Everybody has got that one nasty scientific data set, that takes 15 steps to munge and is still not ready to process. "Aha!", you say, "a workflow is just a flowchart and a flowchart is just a DAG - and I have got plenty of tools and techniques for that!".
Let's talk theory and practice about workflow modeling & processing!
Scientific and industrial data sets are often incredibly difficult to massage into a form that is actually usable for analysis - especially in the context of live production environments. Every scientist can think of one data set that required numerous steps acquire, preprocess, fix, reformat, reorientate, and store before any actual work can be done.
From a systems administrations perspective, these workflows are merely graph-based execution problems, very similar to the build-package-deploy problem that is already solved by a number of different build frameworks and tools.
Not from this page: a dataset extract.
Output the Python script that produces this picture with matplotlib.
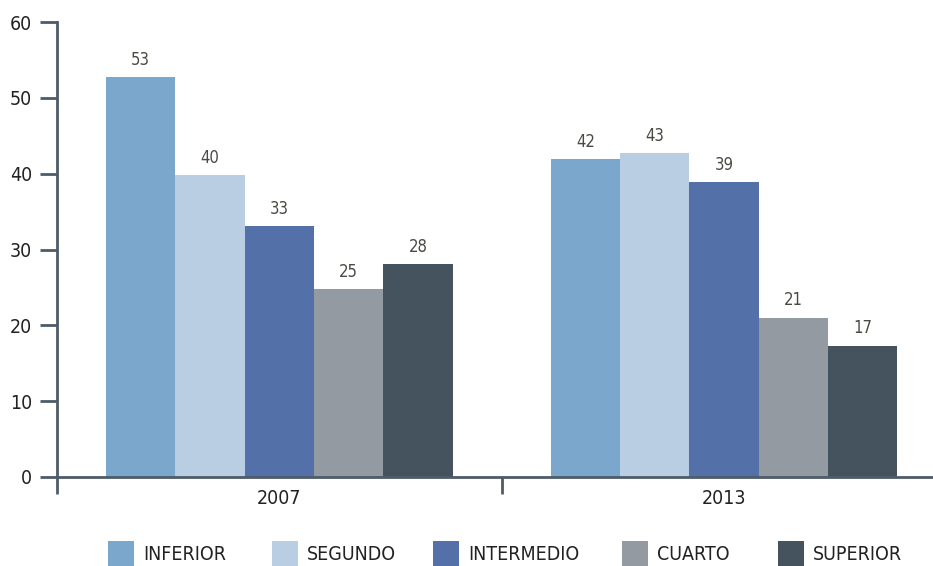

Indeed, people use many of these tools for their data processing. This talk discusses a popular cross-section of these tools, identifying the successes and failures of each and proposes a number of design ideas with corresponding implementations for building a better workflow system.
These ideas include: - The use of Python as a DSL for describing a workflow - An interpreter-embedding approach to the construction of a DSL (i.e. repurposing Python-syntax, rather than using syntax that require complex custom parsing) - Automatic generation of first-class tooling (e.g. automatically generating of workflow progress reporting)
This talk is based off of my Master's thesis, which I am currently preparing. The above design and implementation topics will be drawn from my research. All of my code is open source licensed and will be available on GitHub as part of my thesis materials.